### Challenge
Exact reproduction is required for the lines bounded by the one containing "Clone this chart in matplotlib." and the one containing "106.4, 95.5, 98.7]", both bounds included. Print them without any pictures.

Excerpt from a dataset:
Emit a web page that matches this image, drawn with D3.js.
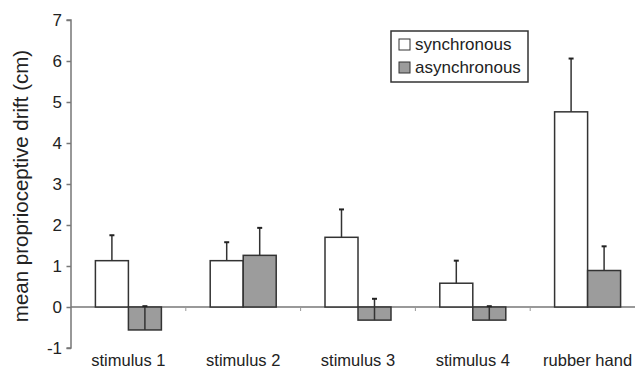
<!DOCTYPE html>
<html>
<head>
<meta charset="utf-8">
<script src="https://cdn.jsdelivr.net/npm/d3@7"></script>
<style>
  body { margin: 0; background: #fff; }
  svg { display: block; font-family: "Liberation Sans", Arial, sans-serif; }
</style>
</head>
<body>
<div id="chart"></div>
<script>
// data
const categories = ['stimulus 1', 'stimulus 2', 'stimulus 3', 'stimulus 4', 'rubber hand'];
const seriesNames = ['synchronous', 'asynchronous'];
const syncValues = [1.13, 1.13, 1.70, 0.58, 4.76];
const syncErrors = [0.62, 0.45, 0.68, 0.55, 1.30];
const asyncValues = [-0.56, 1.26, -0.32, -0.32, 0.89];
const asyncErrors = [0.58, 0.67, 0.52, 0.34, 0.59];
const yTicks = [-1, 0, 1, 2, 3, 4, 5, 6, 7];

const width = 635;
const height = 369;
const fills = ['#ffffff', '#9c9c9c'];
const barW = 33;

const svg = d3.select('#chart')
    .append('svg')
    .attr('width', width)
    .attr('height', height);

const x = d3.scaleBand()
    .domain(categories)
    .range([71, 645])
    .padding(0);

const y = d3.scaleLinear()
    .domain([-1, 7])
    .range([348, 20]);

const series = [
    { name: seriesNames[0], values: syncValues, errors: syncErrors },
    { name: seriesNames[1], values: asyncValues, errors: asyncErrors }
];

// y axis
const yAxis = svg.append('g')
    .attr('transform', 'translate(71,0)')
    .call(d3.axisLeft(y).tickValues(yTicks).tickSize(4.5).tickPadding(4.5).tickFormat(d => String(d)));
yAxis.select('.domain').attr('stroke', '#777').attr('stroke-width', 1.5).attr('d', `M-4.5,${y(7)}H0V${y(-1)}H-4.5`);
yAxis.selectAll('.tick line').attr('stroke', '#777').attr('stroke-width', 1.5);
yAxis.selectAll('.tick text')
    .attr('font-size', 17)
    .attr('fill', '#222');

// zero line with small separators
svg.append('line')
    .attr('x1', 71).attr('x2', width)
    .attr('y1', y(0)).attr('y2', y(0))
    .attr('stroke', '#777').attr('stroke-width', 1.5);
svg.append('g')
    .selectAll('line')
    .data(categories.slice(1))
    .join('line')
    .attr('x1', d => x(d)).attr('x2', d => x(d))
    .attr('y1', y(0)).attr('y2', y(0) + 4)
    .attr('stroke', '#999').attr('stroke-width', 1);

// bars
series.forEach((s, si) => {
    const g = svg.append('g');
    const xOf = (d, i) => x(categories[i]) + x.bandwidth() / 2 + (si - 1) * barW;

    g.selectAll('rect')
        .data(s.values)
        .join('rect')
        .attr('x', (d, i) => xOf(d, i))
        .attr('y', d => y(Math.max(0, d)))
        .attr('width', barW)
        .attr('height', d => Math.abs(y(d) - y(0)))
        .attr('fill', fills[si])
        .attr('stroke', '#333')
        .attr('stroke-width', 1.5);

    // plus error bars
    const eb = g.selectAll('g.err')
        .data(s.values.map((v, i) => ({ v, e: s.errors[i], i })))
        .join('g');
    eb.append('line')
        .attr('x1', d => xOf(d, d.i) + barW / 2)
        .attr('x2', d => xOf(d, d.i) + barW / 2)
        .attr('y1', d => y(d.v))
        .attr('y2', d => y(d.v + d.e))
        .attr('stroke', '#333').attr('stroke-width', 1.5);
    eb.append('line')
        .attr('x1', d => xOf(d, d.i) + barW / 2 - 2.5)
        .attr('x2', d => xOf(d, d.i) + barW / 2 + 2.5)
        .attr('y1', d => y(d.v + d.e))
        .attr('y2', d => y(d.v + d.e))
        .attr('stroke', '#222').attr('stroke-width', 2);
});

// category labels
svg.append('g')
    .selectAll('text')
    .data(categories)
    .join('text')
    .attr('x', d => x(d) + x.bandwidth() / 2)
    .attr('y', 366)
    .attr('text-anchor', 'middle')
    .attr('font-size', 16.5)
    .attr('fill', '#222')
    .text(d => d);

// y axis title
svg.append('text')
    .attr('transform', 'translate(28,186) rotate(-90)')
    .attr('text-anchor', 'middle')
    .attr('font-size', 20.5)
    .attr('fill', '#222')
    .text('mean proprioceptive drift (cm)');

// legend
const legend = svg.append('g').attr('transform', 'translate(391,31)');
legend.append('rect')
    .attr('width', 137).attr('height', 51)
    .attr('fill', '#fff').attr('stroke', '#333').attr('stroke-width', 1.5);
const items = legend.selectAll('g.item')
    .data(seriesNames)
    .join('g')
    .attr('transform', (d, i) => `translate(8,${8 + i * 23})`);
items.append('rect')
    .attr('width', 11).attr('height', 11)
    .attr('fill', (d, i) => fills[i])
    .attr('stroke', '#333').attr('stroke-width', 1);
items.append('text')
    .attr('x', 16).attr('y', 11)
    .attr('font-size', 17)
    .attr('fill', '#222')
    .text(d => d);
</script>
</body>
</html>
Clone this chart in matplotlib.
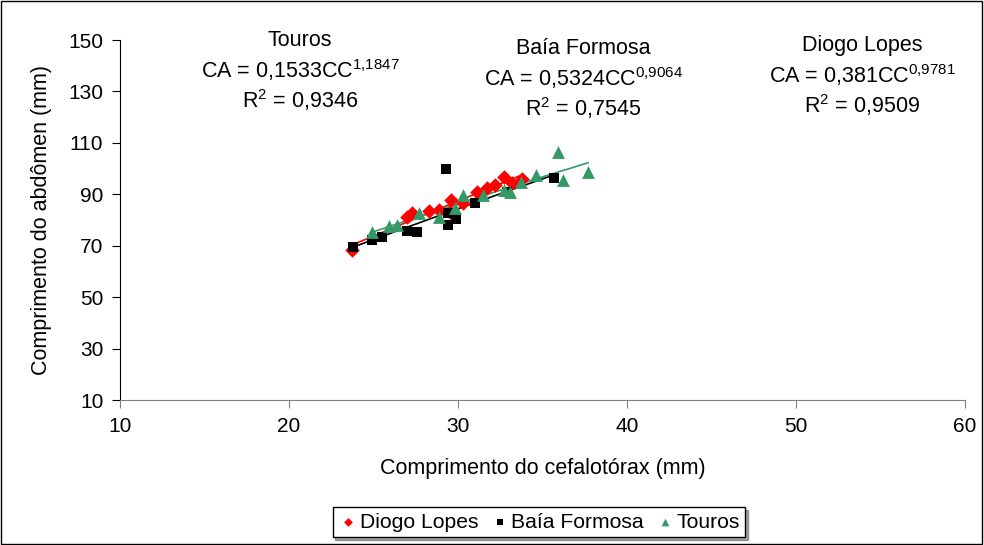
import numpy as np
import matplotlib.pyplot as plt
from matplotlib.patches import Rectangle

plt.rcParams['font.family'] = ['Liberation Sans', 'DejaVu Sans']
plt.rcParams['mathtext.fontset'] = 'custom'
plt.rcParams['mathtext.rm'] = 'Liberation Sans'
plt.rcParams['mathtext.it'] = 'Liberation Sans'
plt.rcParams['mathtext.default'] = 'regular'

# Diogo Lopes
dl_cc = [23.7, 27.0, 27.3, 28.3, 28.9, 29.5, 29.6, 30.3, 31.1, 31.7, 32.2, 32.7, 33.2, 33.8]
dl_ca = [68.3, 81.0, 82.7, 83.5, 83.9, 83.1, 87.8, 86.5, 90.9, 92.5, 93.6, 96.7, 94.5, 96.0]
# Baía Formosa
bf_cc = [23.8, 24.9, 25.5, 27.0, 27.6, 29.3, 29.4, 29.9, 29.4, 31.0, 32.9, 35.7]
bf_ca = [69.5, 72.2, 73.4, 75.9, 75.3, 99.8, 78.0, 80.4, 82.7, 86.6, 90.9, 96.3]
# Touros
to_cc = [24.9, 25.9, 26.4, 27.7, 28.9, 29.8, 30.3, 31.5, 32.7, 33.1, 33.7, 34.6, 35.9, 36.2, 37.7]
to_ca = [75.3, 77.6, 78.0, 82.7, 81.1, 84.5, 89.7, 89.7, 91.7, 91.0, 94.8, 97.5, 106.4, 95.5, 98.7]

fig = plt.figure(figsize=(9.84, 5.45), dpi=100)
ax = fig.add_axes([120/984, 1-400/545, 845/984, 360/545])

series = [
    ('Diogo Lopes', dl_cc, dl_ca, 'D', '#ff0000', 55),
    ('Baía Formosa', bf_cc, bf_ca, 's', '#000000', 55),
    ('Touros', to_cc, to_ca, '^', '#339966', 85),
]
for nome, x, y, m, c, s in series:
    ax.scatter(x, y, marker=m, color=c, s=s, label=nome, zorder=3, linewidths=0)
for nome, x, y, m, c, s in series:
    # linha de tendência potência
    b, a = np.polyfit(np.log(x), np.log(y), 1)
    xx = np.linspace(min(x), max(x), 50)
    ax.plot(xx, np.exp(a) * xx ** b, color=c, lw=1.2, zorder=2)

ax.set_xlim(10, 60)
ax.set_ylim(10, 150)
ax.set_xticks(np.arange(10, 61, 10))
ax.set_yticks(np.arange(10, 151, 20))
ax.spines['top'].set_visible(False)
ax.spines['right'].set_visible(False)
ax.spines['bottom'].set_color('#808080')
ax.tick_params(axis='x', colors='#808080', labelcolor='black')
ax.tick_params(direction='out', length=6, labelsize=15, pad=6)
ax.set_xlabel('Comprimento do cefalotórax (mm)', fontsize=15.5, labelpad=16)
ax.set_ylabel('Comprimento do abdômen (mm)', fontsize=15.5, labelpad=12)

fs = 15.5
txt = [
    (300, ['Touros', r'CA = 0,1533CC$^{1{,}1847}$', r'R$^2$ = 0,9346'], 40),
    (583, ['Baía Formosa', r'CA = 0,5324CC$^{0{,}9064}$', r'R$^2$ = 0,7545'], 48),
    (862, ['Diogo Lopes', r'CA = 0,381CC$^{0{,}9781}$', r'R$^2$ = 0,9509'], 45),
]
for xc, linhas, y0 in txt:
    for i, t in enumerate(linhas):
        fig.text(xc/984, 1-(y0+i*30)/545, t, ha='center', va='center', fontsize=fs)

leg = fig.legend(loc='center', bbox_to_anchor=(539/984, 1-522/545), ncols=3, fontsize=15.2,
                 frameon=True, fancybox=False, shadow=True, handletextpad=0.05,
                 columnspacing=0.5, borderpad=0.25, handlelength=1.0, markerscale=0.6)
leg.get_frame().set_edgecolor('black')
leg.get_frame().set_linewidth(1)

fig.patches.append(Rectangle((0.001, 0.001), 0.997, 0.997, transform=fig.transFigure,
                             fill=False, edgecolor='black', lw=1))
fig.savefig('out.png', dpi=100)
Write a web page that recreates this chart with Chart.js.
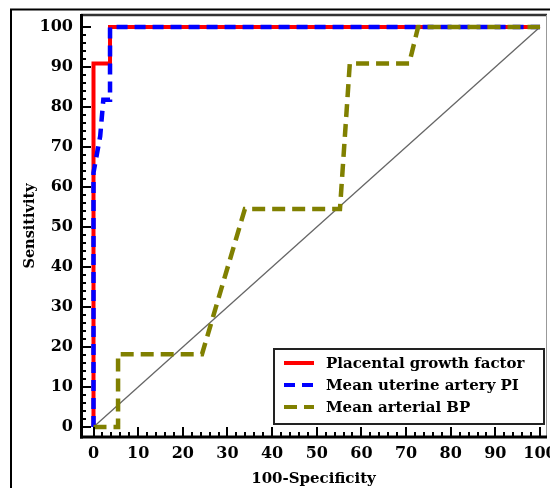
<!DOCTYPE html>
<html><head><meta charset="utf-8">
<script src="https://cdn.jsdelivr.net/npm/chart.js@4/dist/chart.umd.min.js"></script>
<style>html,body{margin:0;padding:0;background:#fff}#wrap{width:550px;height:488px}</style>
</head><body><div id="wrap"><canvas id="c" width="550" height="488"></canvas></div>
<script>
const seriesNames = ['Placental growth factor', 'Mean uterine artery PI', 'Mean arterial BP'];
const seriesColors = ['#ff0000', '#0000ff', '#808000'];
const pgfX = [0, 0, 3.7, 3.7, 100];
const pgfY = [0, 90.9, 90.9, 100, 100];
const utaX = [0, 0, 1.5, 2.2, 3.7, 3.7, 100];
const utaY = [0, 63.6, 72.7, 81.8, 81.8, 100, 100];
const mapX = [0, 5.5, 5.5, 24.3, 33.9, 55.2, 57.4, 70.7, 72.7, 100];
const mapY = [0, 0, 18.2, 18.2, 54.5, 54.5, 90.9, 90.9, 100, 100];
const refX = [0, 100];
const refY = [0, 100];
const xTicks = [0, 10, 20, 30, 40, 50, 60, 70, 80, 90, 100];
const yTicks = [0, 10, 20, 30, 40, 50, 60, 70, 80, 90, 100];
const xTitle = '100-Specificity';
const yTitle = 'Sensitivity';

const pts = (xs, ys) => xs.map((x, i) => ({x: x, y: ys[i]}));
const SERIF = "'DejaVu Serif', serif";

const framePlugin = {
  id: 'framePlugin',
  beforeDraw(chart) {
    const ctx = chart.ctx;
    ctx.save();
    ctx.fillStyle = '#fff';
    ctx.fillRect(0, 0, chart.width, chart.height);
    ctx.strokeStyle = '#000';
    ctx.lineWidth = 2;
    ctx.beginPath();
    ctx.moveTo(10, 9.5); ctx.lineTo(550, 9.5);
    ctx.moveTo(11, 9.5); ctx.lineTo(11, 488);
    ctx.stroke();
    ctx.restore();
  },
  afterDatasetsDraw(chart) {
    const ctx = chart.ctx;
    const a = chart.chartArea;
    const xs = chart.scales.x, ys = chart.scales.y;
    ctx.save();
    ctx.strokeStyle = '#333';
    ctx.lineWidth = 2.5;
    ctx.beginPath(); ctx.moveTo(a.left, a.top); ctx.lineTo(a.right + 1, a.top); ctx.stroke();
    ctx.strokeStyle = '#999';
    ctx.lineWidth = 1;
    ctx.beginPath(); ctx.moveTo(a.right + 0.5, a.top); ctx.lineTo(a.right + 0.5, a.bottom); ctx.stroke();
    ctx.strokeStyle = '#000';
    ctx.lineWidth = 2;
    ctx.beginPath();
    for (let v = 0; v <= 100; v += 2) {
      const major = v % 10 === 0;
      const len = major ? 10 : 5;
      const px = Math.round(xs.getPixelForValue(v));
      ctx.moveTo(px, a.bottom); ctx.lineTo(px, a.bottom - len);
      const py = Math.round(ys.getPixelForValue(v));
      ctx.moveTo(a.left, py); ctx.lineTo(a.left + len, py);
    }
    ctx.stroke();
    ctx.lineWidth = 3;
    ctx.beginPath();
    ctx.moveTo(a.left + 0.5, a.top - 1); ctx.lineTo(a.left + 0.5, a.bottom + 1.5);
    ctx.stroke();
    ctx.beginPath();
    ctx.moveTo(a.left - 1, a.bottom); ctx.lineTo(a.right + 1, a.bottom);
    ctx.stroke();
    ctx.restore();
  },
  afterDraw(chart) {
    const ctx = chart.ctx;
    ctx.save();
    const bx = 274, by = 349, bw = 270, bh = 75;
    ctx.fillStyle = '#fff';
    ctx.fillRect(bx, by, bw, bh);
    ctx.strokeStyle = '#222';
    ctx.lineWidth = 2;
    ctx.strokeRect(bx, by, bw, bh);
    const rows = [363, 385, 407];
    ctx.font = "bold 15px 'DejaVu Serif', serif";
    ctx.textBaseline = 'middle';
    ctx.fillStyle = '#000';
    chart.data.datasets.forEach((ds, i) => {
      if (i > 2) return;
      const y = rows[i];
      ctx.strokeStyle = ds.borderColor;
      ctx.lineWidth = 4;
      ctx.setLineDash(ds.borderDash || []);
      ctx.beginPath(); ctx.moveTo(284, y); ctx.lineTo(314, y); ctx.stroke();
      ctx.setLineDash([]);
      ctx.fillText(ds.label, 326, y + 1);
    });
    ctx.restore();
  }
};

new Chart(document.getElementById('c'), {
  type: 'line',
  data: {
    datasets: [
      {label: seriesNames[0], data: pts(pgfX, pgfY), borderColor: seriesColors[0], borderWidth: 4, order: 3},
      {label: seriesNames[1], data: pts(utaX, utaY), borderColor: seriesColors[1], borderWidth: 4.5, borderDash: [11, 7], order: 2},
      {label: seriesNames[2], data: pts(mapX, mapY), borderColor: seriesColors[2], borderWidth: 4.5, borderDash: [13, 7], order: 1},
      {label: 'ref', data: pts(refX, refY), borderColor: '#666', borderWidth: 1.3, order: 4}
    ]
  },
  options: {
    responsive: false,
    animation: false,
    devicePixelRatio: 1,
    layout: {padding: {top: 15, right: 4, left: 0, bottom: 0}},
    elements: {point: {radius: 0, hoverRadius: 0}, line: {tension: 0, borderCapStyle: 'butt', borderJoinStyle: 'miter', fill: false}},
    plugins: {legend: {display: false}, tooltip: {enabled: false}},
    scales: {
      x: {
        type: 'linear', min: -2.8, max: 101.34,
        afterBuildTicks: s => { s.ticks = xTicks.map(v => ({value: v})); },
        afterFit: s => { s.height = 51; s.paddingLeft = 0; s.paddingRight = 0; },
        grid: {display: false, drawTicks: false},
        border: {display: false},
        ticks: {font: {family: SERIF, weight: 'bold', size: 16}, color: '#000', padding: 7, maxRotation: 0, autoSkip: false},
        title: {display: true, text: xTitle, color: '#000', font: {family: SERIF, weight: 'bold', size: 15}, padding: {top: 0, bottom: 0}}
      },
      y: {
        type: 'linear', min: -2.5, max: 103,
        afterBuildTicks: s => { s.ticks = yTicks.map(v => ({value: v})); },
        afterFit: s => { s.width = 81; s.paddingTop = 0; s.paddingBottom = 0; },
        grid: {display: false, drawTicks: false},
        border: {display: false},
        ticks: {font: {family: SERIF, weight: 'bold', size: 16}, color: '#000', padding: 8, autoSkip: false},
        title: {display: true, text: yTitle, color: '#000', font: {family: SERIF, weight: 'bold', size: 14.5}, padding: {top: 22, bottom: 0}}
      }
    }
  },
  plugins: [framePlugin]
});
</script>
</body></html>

### Output below
Clone this chart in matplotlib.
import numpy as np
import matplotlib.pyplot as plt
from matplotlib.patches import Rectangle

plt.rcParams['font.family'] = ['Liberation Sans', 'DejaVu Sans']
plt.rcParams['mathtext.fontset'] = 'custom'
plt.rcParams['mathtext.rm'] = 'Liberation Sans'
plt.rcParams['mathtext.it'] = 'Liberation Sans'
plt.rcParams['mathtext.default'] = 'regular'

# Diogo Lopes
dl_cc = [23.7, 27.0, 27.3, 28.3, 28.9, 29.5, 29.6, 30.3, 31.1, 31.7, 32.2, 32.7, 33.2, 33.8]
dl_ca = [68.3, 81.0, 82.7, 83.5, 83.9, 83.1, 87.8, 86.5, 90.9, 92.5, 93.6, 96.7, 94.5, 96.0]
# Baía Formosa
bf_cc = [23.8, 24.9, 25.5, 27.0, 27.6, 29.3, 29.4, 29.9, 29.4, 31.0, 32.9, 35.7]
bf_ca = [69.5, 72.2, 73.4, 75.9, 75.3, 99.8, 78.0, 80.4, 82.7, 86.6, 90.9, 96.3]
# Touros
to_cc = [24.9, 25.9, 26.4, 27.7, 28.9, 29.8, 30.3, 31.5, 32.7, 33.1, 33.7, 34.6, 35.9, 36.2, 37.7]
to_ca = [75.3, 77.6, 78.0, 82.7, 81.1, 84.5, 89.7, 89.7, 91.7, 91.0, 94.8, 97.5, 106.4, 95.5, 98.7]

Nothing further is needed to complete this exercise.